--- WRITTEN REQUEST ---
Every line containing the word "chart" needs to be found and copied.
::::
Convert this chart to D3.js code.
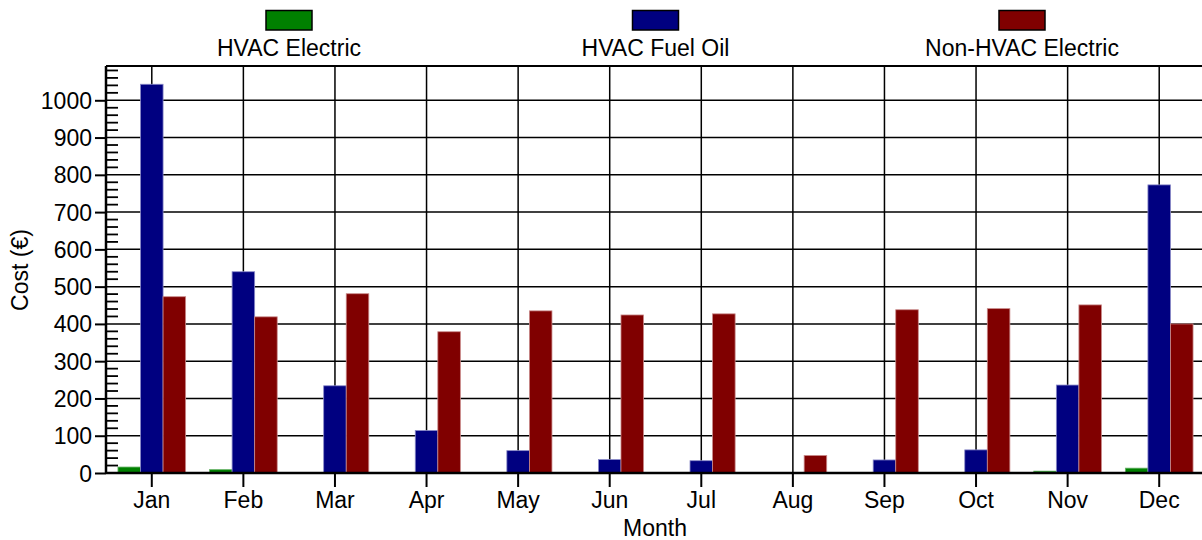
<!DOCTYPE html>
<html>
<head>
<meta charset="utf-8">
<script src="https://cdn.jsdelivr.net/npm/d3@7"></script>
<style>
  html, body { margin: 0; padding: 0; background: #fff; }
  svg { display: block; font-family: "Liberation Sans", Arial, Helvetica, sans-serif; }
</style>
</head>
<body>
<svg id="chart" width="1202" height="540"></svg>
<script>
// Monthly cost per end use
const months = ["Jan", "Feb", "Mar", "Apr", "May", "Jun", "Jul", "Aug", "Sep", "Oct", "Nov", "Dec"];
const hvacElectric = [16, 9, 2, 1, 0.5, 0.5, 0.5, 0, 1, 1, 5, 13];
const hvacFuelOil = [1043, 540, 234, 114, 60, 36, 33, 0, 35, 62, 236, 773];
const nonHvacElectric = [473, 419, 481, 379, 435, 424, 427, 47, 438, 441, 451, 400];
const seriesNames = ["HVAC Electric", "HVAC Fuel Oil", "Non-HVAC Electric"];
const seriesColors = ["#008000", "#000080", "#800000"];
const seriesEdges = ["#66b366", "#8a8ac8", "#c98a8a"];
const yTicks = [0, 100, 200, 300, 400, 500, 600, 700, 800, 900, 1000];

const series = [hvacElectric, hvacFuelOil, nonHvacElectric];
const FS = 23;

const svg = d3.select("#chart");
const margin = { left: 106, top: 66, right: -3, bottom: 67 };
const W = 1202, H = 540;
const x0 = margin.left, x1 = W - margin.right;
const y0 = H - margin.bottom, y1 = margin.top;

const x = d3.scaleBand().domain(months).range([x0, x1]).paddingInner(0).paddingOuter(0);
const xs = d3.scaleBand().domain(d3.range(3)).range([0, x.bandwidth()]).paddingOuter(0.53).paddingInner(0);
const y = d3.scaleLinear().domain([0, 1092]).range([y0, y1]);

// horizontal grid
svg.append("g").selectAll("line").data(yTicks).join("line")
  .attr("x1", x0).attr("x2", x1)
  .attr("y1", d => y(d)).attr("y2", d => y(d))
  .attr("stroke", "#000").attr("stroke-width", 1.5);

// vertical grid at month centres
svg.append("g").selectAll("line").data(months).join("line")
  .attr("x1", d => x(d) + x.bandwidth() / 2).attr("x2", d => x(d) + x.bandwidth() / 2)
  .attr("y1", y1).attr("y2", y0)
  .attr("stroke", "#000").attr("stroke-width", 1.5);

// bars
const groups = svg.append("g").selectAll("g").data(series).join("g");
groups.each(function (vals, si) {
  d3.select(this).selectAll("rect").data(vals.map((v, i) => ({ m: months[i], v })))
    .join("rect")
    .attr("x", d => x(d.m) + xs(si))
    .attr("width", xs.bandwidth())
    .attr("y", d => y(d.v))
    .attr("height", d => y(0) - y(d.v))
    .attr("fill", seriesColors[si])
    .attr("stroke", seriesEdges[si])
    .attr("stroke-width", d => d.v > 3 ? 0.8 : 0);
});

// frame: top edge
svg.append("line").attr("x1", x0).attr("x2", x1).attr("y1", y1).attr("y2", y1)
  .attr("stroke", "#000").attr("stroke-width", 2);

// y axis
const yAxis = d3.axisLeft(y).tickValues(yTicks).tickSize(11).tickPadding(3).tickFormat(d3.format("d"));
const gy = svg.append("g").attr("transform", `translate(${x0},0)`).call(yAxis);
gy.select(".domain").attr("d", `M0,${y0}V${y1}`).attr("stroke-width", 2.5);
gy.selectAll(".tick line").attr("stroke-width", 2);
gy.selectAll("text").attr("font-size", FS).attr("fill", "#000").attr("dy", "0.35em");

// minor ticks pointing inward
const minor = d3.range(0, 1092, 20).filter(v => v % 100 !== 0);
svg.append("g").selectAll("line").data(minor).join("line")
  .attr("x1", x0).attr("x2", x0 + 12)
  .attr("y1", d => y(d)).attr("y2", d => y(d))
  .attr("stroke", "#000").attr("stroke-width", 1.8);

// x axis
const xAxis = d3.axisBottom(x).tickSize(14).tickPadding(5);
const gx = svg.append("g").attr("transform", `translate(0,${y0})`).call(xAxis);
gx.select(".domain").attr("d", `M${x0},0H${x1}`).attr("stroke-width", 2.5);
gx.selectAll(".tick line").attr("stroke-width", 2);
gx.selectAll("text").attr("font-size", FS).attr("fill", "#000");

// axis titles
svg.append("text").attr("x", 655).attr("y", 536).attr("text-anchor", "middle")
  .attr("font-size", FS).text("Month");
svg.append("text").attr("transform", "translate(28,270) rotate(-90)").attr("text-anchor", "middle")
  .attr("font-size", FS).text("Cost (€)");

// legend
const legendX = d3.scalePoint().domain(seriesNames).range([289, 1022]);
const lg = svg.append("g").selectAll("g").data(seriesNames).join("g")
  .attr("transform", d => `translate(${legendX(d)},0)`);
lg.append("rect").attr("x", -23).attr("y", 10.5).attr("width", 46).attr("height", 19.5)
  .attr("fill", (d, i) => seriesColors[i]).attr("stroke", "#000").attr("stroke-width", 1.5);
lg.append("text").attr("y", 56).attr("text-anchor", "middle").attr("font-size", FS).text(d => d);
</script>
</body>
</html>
::::
--- ANSWER FOR THE TASK ---
Convert this chart to D3.js code.
<svg id="chart" width="1202" height="540"></svg>
const svg = d3.select("#chart");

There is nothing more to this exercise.